Lee County Humane Society Discusses Dog Bites and How to Prevent Them
In the United States, approximately 4.5 million dog bites occur each year and up to 800,000 people are treated for dog bites annually. About half are children.
Any dog can bite: big or small, male or female, young or old. Even the cuddliest, fuzziest, sweetest pet can bite if provoked. Remember, it is not a dog’s breed that determines whether it will bite, but rather the dog’s individual history and behavior.
Because any dog can bite, education and responsible pet ownership are key. Most dog bites are preventable, and there are many things you can do at home and within your community to help prevent them.
Why do dogs bite?
Dogs bite for a variety of reasons, but most commonly as a reaction to something. If the dog finds itself in a stressful situation, it may bite to defend itself or its territory. Dogs can bite because they are scared or have been startled. They can bite because they feel threatened.
They can bite to protect something that is valuable to them, like their puppies, their food or a toy.
Dogs might bite because they aren’t feeling well. They could be sick or sore due to injury or illness and might want to be left alone. Dogs also might nip and bite during play. Even though nipping during play might be fun for the dog, it can be dangerous for people. It’s a good idea to avoid wrestling or playing tug-of-war with your dog. These types of activities can make your dogoverly excited, which may lead to a nip or a bite.
What you can do to prevent dog bites:
- Socialization is a good way to help prevent your dog from biting. Socializing your pet helps your dog feel at ease in different situations. By introducing your dog to people and other animals while it’s a puppy, it feels more comfortable in different situations as it gets older. It’s also important to always use a leash in public to ensure that you are always able to control your dog.
Responsible Pet Ownership
- Responsible pet ownership builds a solid foundation for dog bite prevention. Basics of responsible dog ownership that can help reduce the risk of dog bites include carefully selecting the dog that’s right for your family, proper training, regular exercise, and neutering or spaying your pet.
- Educate yourself and your children about how—or whether—to approach a dog.
- Never leave a small child and a dog alone together, no matter if it is the family dog, a dog that is known to you, or a dog that you have been assured is well behaved. Any dog can bite.
- Do not allow your child to play aggressive games with a dog, such as tug-of-war or wrestling, as this can lead to bites.
- Teach your child to ask a dog owner for permission before petting any dog.
- Let a dog sniff you or your child before petting, and stay away from the face or tail. Pet the dog gently, and avoid eye contact, particularly at first.

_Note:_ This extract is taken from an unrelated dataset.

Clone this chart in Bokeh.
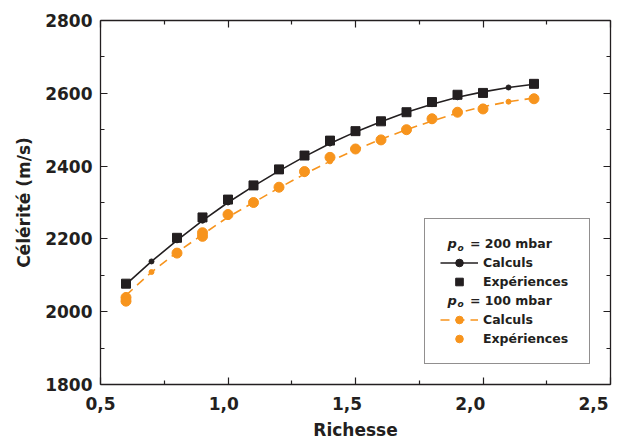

- Teach your child to move calmly and slowly around dogs.
- Teach your child that if a dog is behaving in a threatening manner—for example, growling and barking—to remain calm, avoid eye contact with the dog, and back away slowly until the dog loses interest and leaves.
- If you or your child is knocked over by a dog, curl up in a ball and protect the eyes and face with arms and fists.
Avoid Risky Situations
- It’s important to know how to avoid escalating risky situations and to understand when you should and should not interact with dogs. You should avoid petting a dog in these scenarios:
- If the dog is not with its owner
- If the dog is with its owner but the owner does not give permission to pet the dog
- If the dog is on the other side of a fence—don’t reach through or over a fence to pet a dog
- If a dog is sick or injured
- If a dog is playing with a toy
- If a dog is growling or barking
- If a dog appears to be hiding or seeking time alone
- If a dog is sleeping, eating, or caring for puppies. Dogs in these situations are more likely to respond aggressively, even with a person who is familiar to them.
Pay Attention to Body Language
- Reading a dog’s body language also can be helpful. Just like people, dogs rely on body gestures, postures and vocalizations to express themselves and communicate. While we can’t always read a dog’s body language accurately, it can give us helpful clues as to whether a dog is feeling stressed, frightened, or threatened.
- However, the behavior of a dog may not always indicate its friendliness or unlikelihood of biting. This is because when a dog wags its tail, most people interpret this as the dog expressing happiness and friendliness.
- Though tail wagging can express these positive emotions, tail wagging is also an indication of fear, insecurity, challenging of dominance, establishing social relationships or a warning that the dog may bite.